STATED EXERCISE: Starting with the first line of the listing, quote each line exactly until and including the one with "const errBoth = [false, true, true, true];", leaving pictures out.

_ _ _ _ _ _ _

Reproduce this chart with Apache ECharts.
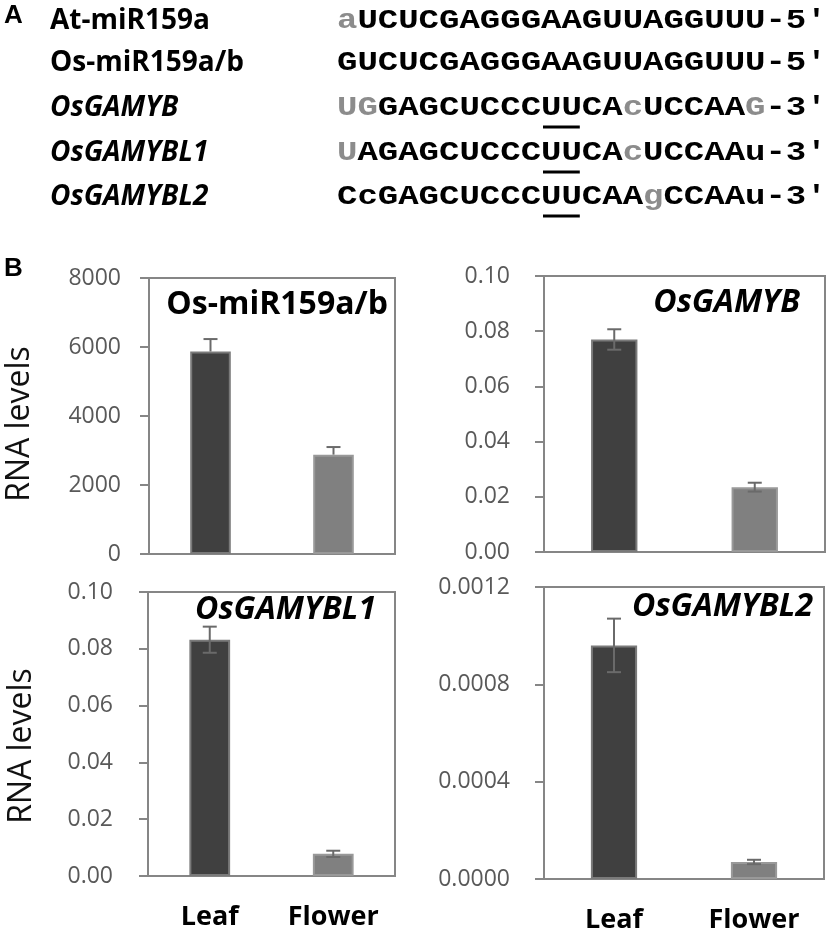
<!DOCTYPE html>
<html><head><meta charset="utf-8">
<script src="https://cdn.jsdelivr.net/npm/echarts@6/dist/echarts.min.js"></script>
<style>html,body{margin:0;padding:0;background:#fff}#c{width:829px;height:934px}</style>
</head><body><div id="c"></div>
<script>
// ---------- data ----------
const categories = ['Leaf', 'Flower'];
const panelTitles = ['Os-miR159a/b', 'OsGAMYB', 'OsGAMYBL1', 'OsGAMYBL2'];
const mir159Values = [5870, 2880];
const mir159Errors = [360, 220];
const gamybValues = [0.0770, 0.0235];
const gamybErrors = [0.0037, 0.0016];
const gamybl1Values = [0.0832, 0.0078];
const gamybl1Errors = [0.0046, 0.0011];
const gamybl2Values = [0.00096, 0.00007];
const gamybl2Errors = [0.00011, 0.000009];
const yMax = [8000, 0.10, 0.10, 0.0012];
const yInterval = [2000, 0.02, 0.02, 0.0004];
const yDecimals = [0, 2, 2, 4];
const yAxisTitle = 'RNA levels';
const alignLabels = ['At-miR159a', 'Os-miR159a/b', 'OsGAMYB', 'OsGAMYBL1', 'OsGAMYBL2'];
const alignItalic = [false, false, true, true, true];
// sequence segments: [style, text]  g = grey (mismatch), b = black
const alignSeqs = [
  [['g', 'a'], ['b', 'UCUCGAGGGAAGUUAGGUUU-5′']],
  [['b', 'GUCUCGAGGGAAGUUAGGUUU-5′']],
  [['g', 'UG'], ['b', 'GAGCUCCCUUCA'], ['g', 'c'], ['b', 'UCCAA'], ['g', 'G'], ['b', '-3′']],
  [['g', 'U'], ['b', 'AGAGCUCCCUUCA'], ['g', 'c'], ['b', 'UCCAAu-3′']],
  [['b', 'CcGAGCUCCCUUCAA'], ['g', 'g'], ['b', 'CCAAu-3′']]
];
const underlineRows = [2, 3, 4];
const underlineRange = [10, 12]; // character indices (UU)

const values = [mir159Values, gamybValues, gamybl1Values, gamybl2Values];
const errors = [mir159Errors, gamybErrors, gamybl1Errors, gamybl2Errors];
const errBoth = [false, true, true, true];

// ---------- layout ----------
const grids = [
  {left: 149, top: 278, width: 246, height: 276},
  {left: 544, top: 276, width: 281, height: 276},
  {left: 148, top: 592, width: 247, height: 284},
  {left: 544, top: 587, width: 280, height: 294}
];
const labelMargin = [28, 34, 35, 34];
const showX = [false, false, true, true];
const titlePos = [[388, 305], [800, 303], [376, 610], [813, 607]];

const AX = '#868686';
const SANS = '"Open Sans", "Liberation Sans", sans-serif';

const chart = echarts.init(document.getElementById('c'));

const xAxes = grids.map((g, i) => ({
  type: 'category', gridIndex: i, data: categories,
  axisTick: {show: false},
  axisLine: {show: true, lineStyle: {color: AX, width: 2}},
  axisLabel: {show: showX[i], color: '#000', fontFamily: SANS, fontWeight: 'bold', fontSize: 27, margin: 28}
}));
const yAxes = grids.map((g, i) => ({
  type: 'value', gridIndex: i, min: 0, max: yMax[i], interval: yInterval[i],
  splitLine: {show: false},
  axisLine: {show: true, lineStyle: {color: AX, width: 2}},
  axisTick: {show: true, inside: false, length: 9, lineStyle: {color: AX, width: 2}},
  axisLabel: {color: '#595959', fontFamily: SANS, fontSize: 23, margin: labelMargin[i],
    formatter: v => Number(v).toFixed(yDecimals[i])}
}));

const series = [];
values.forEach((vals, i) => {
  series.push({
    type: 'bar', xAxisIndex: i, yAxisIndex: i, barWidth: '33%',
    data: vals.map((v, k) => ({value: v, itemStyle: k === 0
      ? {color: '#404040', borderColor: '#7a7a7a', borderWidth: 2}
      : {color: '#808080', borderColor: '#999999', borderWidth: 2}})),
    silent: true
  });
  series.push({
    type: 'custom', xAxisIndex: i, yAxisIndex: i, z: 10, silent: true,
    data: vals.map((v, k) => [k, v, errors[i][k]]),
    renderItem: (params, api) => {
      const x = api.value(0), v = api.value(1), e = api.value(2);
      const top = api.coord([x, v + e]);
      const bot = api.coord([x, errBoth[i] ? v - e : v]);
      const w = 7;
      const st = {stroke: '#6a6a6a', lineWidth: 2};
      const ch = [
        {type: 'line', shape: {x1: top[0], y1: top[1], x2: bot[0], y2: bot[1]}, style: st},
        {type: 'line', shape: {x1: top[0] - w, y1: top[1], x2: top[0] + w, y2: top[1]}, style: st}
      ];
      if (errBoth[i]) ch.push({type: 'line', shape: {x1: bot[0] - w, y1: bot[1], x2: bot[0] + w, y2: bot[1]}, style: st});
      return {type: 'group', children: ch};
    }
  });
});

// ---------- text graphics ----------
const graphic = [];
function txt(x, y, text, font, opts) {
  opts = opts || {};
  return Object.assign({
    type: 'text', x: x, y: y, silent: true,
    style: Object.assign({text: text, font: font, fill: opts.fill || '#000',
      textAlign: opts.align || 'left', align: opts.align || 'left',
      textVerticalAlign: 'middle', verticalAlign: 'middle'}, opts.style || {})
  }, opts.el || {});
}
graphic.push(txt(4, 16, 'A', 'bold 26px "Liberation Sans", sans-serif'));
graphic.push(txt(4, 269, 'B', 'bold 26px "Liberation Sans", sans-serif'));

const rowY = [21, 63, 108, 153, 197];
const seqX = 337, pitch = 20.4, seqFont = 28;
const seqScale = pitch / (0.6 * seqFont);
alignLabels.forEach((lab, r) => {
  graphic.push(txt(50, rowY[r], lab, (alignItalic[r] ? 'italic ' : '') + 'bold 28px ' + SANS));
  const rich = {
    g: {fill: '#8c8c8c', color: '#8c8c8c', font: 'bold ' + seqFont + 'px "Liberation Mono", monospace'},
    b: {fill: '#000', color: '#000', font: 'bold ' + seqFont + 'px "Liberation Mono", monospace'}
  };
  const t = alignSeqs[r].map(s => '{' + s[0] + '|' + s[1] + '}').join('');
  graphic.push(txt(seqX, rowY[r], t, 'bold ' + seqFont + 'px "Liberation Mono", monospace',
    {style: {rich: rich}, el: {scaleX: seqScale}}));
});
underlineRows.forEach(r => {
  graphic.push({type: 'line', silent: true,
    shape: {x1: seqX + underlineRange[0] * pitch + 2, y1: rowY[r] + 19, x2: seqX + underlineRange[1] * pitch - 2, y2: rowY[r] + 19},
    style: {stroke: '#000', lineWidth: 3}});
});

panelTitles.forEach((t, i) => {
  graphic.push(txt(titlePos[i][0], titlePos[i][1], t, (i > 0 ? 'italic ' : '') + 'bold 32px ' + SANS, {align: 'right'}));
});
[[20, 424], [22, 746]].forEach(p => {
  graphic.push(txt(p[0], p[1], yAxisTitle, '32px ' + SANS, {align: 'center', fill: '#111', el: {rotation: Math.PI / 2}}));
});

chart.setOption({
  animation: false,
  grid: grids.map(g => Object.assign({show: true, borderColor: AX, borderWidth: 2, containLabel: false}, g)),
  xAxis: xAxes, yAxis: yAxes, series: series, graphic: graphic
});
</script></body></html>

_ _ _ _ _ _ _

SOLUTION TO THIS TASK:
Reproduce this chart with Apache ECharts.
<!DOCTYPE html>
<html><head><meta charset="utf-8">
<script src="https://cdn.jsdelivr.net/npm/echarts@6/dist/echarts.min.js"></script>
<style>html,body{margin:0;padding:0;background:#fff}#c{width:829px;height:934px}</style>
</head><body><div id="c"></div>
<script>
// ---------- data ----------
const categories = ['Leaf', 'Flower'];
const panelTitles = ['Os-miR159a/b', 'OsGAMYB', 'OsGAMYBL1', 'OsGAMYBL2'];
const mir159Values = [5870, 2880];
const mir159Errors = [360, 220];
const gamybValues = [0.0770, 0.0235];
const gamybErrors = [0.0037, 0.0016];
const gamybl1Values = [0.0832, 0.0078];
const gamybl1Errors = [0.0046, 0.0011];
const gamybl2Values = [0.00096, 0.00007];
const gamybl2Errors = [0.00011, 0.000009];
const yMax = [8000, 0.10, 0.10, 0.0012];
const yInterval = [2000, 0.02, 0.02, 0.0004];
const yDecimals = [0, 2, 2, 4];
const yAxisTitle = 'RNA levels';
const alignLabels = ['At-miR159a', 'Os-miR159a/b', 'OsGAMYB', 'OsGAMYBL1', 'OsGAMYBL2'];
const alignItalic = [false, false, true, true, true];
// sequence segments: [style, text]  g = grey (mismatch), b = black
const alignSeqs = [
  [['g', 'a'], ['b', 'UCUCGAGGGAAGUUAGGUUU-5′']],
  [['b', 'GUCUCGAGGGAAGUUAGGUUU-5′']],
  [['g', 'UG'], ['b', 'GAGCUCCCUUCA'], ['g', 'c'], ['b', 'UCCAA'], ['g', 'G'], ['b', '-3′']],
  [['g', 'U'], ['b', 'AGAGCUCCCUUCA'], ['g', 'c'], ['b', 'UCCAAu-3′']],
  [['b', 'CcGAGCUCCCUUCAA'], ['g', 'g'], ['b', 'CCAAu-3′']]
];
const underlineRows = [2, 3, 4];
const underlineRange = [10, 12]; // character indices (UU)

const values = [mir159Values, gamybValues, gamybl1Values, gamybl2Values];
const errors = [mir159Errors, gamybErrors, gamybl1Errors, gamybl2Errors];
const errBoth = [false, true, true, true];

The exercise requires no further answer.